NGA’s support to the Ebola epidemic in West Africa and the catastrophic earthquake in Nepal prove the agency can provide customers with the power of GEOINT openly, innovatively and agilely; but the future requires that those attributes become the norm. The agency must evolve its analytic training to keep on that path of transformation.

And that isn’t simply a matter of pushing new buttons; it’s a matter of teaching analysts to think differently.

The shift in analytic thinking is perhaps most evident in Activity Based Intelligence, or ABI, which provides an alternative, non-linear methodology designed to mitigate gaps and exploit sparse datasets. NGA analysts have employed ABI since 2005, especially in the areas of counterterrorism and irregular warfare, but now the demand signal calls for training and employment of ABI principles across the agency.

“I continue to say ‘ABI is a mindset’ because, to me, mindset is analytic methodology,” said Cardillo, who has made ABI one of the agency’s top priorities.

“It’s how you think about unpeeling, unraveling, understanding an enigma. In many ways, it’s an architecture to enable analysts to more freely attack a problem.”

The agency’s more robust ABI training is an instructor-led course that incorporates a mix of lecture, interactive discussions and guest speakers into a problem-based learning approach. The course targets imagery analysts, geospatial analysts and source strategies analysts, engaging them with
an ill-structured, authentic problem and challenging them to
employ ABI tradecraft to develop a solution.

In November 2015 the agency piloted a new ABI training course, “Leading the ABI Tradecraft.” The new course will provide managers, technical executives, staff officers, analytic supervisors and decision-makers across the NGA enterprise a working knowledge of the ABI tradecraft and how to effectively and efficiently manage resources, officers and personnel.

Non-traditional training

Not all current and future ABI training is instructor led. The agency has available a variety of training videos for the workforce. Additionally, the NGC is assessing a National System for Geospatial Intelligence, or NSG, training request for an “Introduction to ABI” computer-based training course.

There is also an informal element to ABI training that is nevertheless crucial, according to Mike Foster, who leads the agency’s ABI initiatives. Many of the agency’s ABI tools and tradecraft are homegrown within different analytic
pockets across the enterprise, he contends, and bringing these best practices to light, indoctrinating them and spreading them across the agency is critical.

“That analyst who has worked an account for 20 years…how do we leverage and expose the knowledge that is often tacit and that manifests itself in their reporting?

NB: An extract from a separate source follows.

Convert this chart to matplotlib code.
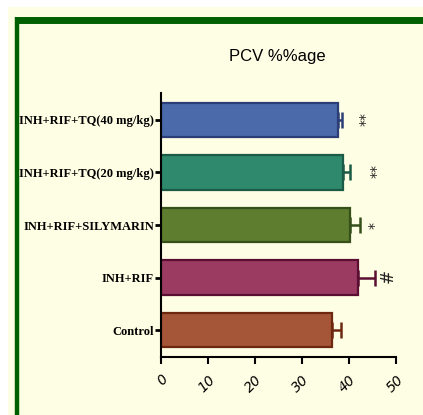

I think we can do more to expose and report that information to create dialogue among communities of interest [that] work common mission threads,” said Foster.

It’s not just about information, though, said Foster.

“When you talk about transforming, you have to start with the people,” he said.

Teaching the technical knowledge and analytic skills of the future is only one of many components necessary for advancing analytic training. Holistically speaking, it begins by having and hiring the right people with the right attitude and the right skills.

“We need to focus on the core GEOINT analytic skills, such as critical thinking and problem solving; data science; advanced analytic techniques; communication — oral, written and visual; and phenomenology,” said Gary Dunow, director of Analysis. “We need to make sure the environment supports the desired behaviors by providing the right tools, technology and support for risk taking.”

The analytic training team is targeting these competencies in their current training plan, looking to strengthen them across the analytic workforce through defined and to-be-determined training offerings over the next five years. Elements of the approach include surging course offerings related to advanced thinking and problem solving, increasing student throughput to a recently revamped analytic writing course and instituting a certificate-based data-sciences program with entry-level through advanced coursework.

The approach includes a mix of internally developed courses, in close partnership with the National Geospatial Intelligence College, as well as the possibility of leveraging external training where applicable, affordable and appropriate. It also features initiatives and forums to advance peer-to-peer tradecraft knowledge-sharing — echoing Foster’s and others’ belief that sometimes the best source of training can be the very experts within the workforce.

Challenges

Despite plans and strong partnerships, NGA’s analytic training faces a familiar foe: time. Training development, when done properly, is rigorous and time-consuming. Finding the right experts to support development and delivery of training is hard. Often the true experts are analysts whose full-time roles preclude them from supporting development efforts or delivering training to the masses. Sometimes, when a course is finally piloted, the original requirement has gone stale. It’s a challenge that training teams commonly face, and NGA is not immune.

And there is the distance challenge as well. How do you reach a global workforce, especially when many courses are designed for in-classroom instruction? The NGC already has mobile training teams that deploy certified
instructors to customer sites to deliver specific training courses. Some MTT-enabled course offerings come equipped with their own laptops, allowing for training delivery anywhere in the world.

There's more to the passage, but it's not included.